Furthermore, concerning the financial stability, these fraudulent accounting practices had direct impact to the company’s ability to meet their short term and long term obligations that led to insolvent declaration by the court of Parma on 27 December 2003.
Regarding the company’s share price, we can see the major impact of the scandal in the following graph, which shows a substantial decrease to the lowest price before it was suspended by CONSOB.

Final Outcome Resulting From the Issue
As a result of being recovered by the Italian Government due to the vast company’s role in economics and social environment, the extraordinary administrators of new Parmalat intends to restructure the group of Parmalat in order to make them survive.

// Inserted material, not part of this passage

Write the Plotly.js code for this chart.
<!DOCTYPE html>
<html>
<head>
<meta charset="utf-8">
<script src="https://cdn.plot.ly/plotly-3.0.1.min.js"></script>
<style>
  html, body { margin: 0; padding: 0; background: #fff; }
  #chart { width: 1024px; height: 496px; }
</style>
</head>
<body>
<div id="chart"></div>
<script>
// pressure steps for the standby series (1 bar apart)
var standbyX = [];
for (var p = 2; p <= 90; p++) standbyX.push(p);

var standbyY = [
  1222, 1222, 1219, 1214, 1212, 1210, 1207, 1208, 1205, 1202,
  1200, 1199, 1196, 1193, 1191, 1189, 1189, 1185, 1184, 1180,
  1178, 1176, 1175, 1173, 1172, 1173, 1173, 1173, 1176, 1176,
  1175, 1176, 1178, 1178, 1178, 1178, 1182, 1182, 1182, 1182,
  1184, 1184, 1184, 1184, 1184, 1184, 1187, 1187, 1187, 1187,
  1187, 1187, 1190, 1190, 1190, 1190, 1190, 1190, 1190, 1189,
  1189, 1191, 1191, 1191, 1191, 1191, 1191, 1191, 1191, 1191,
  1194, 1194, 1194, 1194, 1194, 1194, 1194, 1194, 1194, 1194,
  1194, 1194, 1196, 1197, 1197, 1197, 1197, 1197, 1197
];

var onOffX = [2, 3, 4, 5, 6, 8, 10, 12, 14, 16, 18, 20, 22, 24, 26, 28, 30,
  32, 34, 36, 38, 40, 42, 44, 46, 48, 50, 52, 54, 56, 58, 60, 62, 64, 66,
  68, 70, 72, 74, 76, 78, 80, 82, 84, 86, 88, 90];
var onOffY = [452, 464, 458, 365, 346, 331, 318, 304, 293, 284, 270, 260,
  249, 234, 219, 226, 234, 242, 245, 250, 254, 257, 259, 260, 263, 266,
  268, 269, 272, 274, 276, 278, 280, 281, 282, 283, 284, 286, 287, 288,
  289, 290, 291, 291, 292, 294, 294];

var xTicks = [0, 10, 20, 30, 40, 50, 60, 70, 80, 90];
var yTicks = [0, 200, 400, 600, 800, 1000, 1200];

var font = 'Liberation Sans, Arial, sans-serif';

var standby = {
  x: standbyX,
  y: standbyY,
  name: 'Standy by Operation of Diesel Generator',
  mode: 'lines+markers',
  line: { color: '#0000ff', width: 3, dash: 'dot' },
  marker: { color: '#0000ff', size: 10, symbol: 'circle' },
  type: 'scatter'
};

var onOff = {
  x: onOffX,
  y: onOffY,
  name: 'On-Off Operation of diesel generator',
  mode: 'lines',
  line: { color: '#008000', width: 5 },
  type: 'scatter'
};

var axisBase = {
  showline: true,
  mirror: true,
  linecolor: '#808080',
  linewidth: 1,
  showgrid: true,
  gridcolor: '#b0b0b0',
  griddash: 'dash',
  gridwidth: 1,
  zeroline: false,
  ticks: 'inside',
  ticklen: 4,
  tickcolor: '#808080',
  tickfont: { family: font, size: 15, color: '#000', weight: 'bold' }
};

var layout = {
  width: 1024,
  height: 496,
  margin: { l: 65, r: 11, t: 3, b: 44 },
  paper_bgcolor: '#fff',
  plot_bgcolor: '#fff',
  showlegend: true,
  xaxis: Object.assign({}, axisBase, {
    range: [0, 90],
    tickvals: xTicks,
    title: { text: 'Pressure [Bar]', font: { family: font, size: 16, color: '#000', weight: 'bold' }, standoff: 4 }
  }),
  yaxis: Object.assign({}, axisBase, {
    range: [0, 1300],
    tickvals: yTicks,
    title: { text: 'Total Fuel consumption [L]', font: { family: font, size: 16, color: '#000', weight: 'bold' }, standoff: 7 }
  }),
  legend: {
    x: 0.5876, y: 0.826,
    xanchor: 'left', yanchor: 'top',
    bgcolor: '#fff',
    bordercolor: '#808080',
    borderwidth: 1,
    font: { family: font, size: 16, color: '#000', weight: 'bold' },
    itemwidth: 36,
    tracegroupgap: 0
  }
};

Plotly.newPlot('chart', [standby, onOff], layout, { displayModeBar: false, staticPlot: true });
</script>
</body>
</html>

The restructuring plan was started with the negotiation process with the creditors and Italian government and then followed by a series of restructuring actions that will be done in a period of 4 years since 2004 to 2007, comprising industrial aspect, financial aspect and company’s control structure. As stated in the Restructuring Plan (June, 2004), the related action plans can be described briefly as follows:
1. Industrial aspect
The outline Plan aims to position Parmalat as one of the world’s leading players in the high added value foods sector, and to concentrate its activity on beverages (milk and fruit juice) and milk related products..
2. Financial aspect (Debt Restructuring)
The method that is currently used for the debt restructuring is a “debt for equity swap” method, with creditors receiving shares that would be tradable on a regulated exchange.
3. Company’s control structure
The plan will lead to the creation of strong and efficient corporate control structures, the strengthening of the Group’s management and the introduction of international best practice corporate governance standards.
By doing the continuous restructuring actions, Parmalat Group can survive and avoided from being bankrupt. Currently, after being re-listed in October 2005, just almost 2 years after its shares were suspended by Milan Stock exchange, the company is struggling to earn its going concern.